ERIC Number: ED225933
Record Type: RIE
Publication Date: 1981-Jul-27
Pages: 21
Abstractor: N/A
ISBN: N/A
ISSN: N/A
EISSN: N/A
U.S. Foreign Policy: Illusions of Powerlessness and Realities of Power.
Cleveland, Harlan
The foreign policy of the United States has not taken into consideration the dynamics of world politics and the kinds of power required to participate in it. Foreign policy makers need a post-Kissinger, post-Brzezinski doctrine that corrects the distorted focus on U.S.-Soviet relations as on our central problem, accepts the inherent linkage between arms control and other world policies, recognizes that modernization in developing nations is the engine of international insecurity, and ceases to divide U.S. policy into domestic and foreign questions.

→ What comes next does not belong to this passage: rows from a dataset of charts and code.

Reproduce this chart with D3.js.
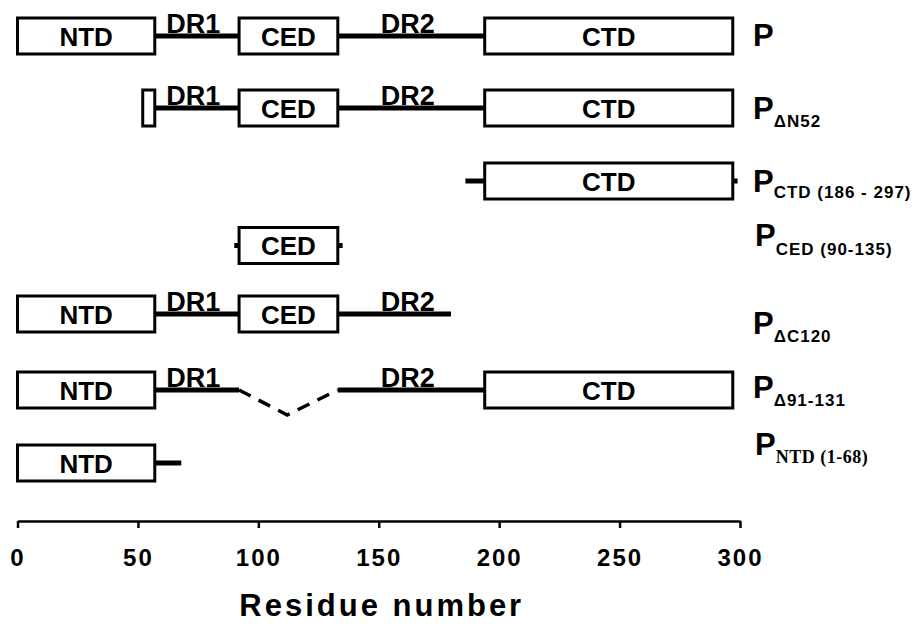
<!DOCTYPE html>
<html>
<head>
<meta charset="utf-8">
<script src="https://cdn.jsdelivr.net/npm/d3@7"></script>
<style>
  body { margin: 0; background: #fff; }
  svg { display: block; font-family: "Liberation Sans", Arial, sans-serif; font-weight: bold; }
</style>
</head>
<body>
<svg width="915" height="628"></svg>
<script>
// constructs, top to bottom (subscript of the P label)
var constructs = ["", "ΔN52", "CTD (186 - 297)", "CED (90-135)", "ΔC120", "Δ91-131", "NTD (1-68)"];

// domain boxes: construct, label, start residue, end residue
var boxes = [
    ["", "NTD", 0, 57], ["", "CED", 92, 133], ["", "CTD", 194, 297],
    ["ΔN52", "", 52, 57], ["ΔN52", "CED", 92, 133], ["ΔN52", "CTD", 194, 297],
    ["CTD (186 - 297)", "CTD", 194, 297],
    ["CED (90-135)", "CED", 92, 133],
    ["ΔC120", "NTD", 0, 57], ["ΔC120", "CED", 92, 133],
    ["Δ91-131", "NTD", 0, 57], ["Δ91-131", "CTD", 194, 297],
    ["NTD (1-68)", "NTD", 0, 57]
];

// linker regions (solid lines): construct, start, end
var linkers = [
    ["", 57, 92], ["", 133, 194],
    ["ΔN52", 57, 92], ["ΔN52", 133, 194],
    ["CTD (186 - 297)", 186, 194], ["CTD (186 - 297)", 297, 299],
    ["CED (90-135)", 90, 92], ["CED (90-135)", 133, 135],
    ["ΔC120", 57, 92], ["ΔC120", 133, 180],
    ["Δ91-131", 57, 92], ["Δ91-131", 133, 194],
    ["NTD (1-68)", 57, 68]
];

// deleted region (dashed V): construct, start, dip, end
var deletions = [["Δ91-131", 92, 112, 133]];

// disordered region labels: construct, label, residue
var drLabels = [
    ["", "DR1", 73], ["", "DR2", 162],
    ["ΔN52", "DR1", 73], ["ΔN52", "DR2", 162],
    ["ΔC120", "DR1", 73], ["ΔC120", "DR2", 162],
    ["Δ91-131", "DR1", 73], ["Δ91-131", "DR2", 162]
];

var xTicks = [0, 50, 100, 150, 200, 250, 300];

var svg = d3.select("svg");

var x = d3.scaleLinear().domain([0, 300]).range([17.5, 740]);
var y = d3.scaleOrdinal().domain(constructs).range([36, 108, 181, 245.5, 314, 390, 463]);
// baseline of the right-hand "P" labels
var labelY = d3.scaleOrdinal().domain(constructs).range([46, 119, 192, 246, 334, 398, 455]);
var labelX = d3.scaleOrdinal().domain(constructs).range([753, 753, 753, 755, 753, 753, 755]);

var boxH = 36;

// linkers
svg.append("g").selectAll("line")
    .data(linkers)
    .join("line")
    .attr("x1", d => x(d[1]))
    .attr("x2", d => x(d[2]))
    .attr("y1", d => y(d[0]))
    .attr("y2", d => y(d[0]))
    .attr("stroke", "#000")
    .attr("stroke-width", 5);

// deleted region
svg.append("g").selectAll("path")
    .data(deletions)
    .join("path")
    .attr("d", d => d3.line()([[x(d[1]), y(d[0])], [x(d[2]), y(d[0]) + 25], [x(d[3]), y(d[0])]]))
    .attr("fill", "none")
    .attr("stroke", "#000")
    .attr("stroke-width", 3.5)
    .attr("stroke-dasharray", "13,9");

// boxes
var bx = svg.append("g").selectAll("g")
    .data(boxes)
    .join("g");
bx.append("rect")
    .attr("x", d => x(d[2]))
    .attr("y", d => y(d[0]) - boxH / 2)
    .attr("width", d => x(d[3]) - x(d[2]))
    .attr("height", boxH)
    .attr("fill", "#fff")
    .attr("stroke", "#000")
    .attr("stroke-width", 3);
bx.append("text")
    .attr("x", d => x((d[2] + d[3]) / 2))
    .attr("y", d => y(d[0]) + 9.5)
    .attr("text-anchor", "middle")
    .attr("font-size", 26)
    .text(d => d[1]);

// DR labels sit on top of the linker
svg.append("g").selectAll("text")
    .data(drLabels)
    .join("text")
    .attr("x", d => x(d[2]))
    .attr("y", d => y(d[0]) - 3)
    .attr("text-anchor", "middle")
    .attr("font-size", 27)
    .text(d => d[1]);

// construct names on the right
var lab = svg.append("g").selectAll("text")
    .data(constructs)
    .join("text")
    .attr("x", d => labelX(d))
    .attr("y", d => labelY(d));
lab.append("tspan")
    .attr("font-size", 31)
    .text("P");
lab.append("tspan")
    .attr("dy", (d, i) => i == 2 ? 6 : i == 3 ? 9 : 8)
    .attr("font-size", (d, i) => i == 6 ? 18 : 17)
    .attr("font-family", (d, i) => i == 6 ? "'Liberation Serif', 'Times New Roman', serif" : null)
    .attr("letter-spacing", (d, i) => i == 6 ? 0.5 : 1)
    .text(d => d);

// axis
var axis = svg.append("g")
    .attr("transform", "translate(0,521)")
    .call(d3.axisBottom(x).tickValues(xTicks).tickSize(7).tickSizeOuter(0).tickPadding(21));
axis.select(".domain").attr("stroke-width", 2.5);
axis.selectAll(".tick line").attr("stroke-width", 2.5);
axis.selectAll(".tick text")
    .attr("font-size", 24)
    .attr("font-family", "'Liberation Sans', Arial, sans-serif")
    .attr("font-weight", "bold")
    .attr("letter-spacing", 2);

svg.append("text")
    .attr("x", x(150) + 3)
    .attr("y", 616)
    .attr("text-anchor", "middle")
    .attr("font-size", 31)
    .attr("letter-spacing", 3)
    .text("Residue number");
</script>
</body>
</html>
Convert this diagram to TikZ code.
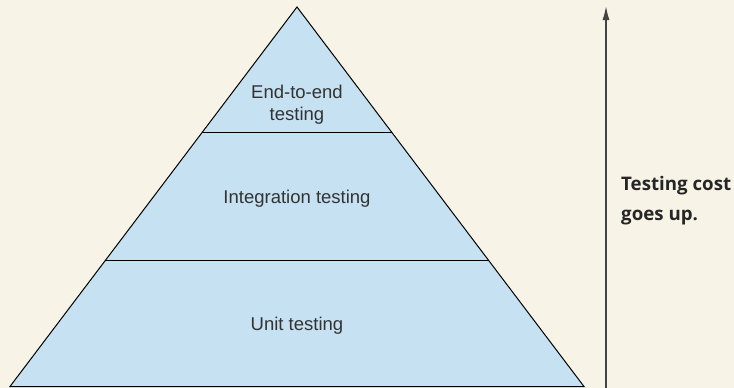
\documentclass[tikz,border=0pt]{standalone}
\usepackage{fontspec}
\setmainfont{Liberation Sans}
\newfontfamily\notefont{Open Sans}
\usetikzlibrary{arrows.meta,calc}
\definecolor{bgcream}{HTML}{F7F4E7}
\definecolor{pyrblue}{HTML}{C5E1F2}
\definecolor{labelgrey}{HTML}{333333}
\definecolor{arrowgrey}{HTML}{444444}
\tikzset{
  layerlabel/.style={font=\fontsize{18.5pt}{22pt}\selectfont, text=labelgrey, inner sep=0pt, anchor=base},
  notelabel/.style={font=\notefont\bfseries\fontsize{18.7pt}{22pt}\selectfont, text=black!85, inner sep=0pt, anchor=base west},
  pyrline/.style={draw=black, line width=1pt},
  costarrow/.style={draw=arrowgrey, line width=1.4pt, -{Latex[length=14pt,width=7pt]}}
}
\begin{document}
\begin{tikzpicture}[x=1pt,y=-1pt]
  \fill[bgcream] (0,0) rectangle (734,388);
  \useasboundingbox (0,0) rectangle (734,388);
  \coordinate (apex) at (297,7);
  \coordinate (bl) at (10,386.5);
  \coordinate (br) at (584,386.5);
  \coordinate (l1) at ($(apex)!0.332!(bl)$);
  \coordinate (r1) at ($(apex)!0.332!(br)$);
  \coordinate (l2) at ($(apex)!0.669!(bl)$);
  \coordinate (r2) at ($(apex)!0.669!(br)$);
  \path[fill=pyrblue, pyrline, line join=miter] (apex) -- (br) -- (bl) -- cycle;
  \draw[pyrline] (l1) -- (r1);
  \draw[pyrline] (l2) -- (r2);
  \node[layerlabel] (e2ea) at (297,98) {End-to-end};
  \node[layerlabel] (e2eb) at (297,120) {testing};
  \node[layerlabel] (integ) at (297,203) {Integration testing};
  \node[layerlabel] (unit) at (297,330) {Unit testing};
  \coordinate (arrowfoot) at (606,388);
  \coordinate (arrowtip) at (606,6);
  \draw[costarrow] (arrowfoot) -- (arrowtip);
  \node[notelabel] (costa) at (621,190) {Testing cost};
  \node[notelabel] (costb) at (621,220) {goes up.};
\end{tikzpicture}
\end{document}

The concept of national security as military defense must be enlarged to encompass oil, global environmental risks, population growth, refugees, terrorists, global inflation, and the implications of mutual assured destruction. Similarly, the centerpiece of world order politics is the management of modernization in third world countries and the awareness that social upheavals bring about disintegration of governance. Also, the distinction between domestic and foreign policy is obsolete; so-called domestic decisions about agricultural subsidies, unemployment, energy conservation, and other matters are enormously important to every nation. The leadership needed to effect a foreign policy change requires the capacity to educate whole populations. (Author/KC)
Publication Type: Opinion Papers
Education Level: N/A
Audience: N/A
Language: English
Sponsor: N/A
Authoring Institution: N/A
Grant or Contract Numbers: N/A
Note: May be marginally legible due to bleeding through of print type.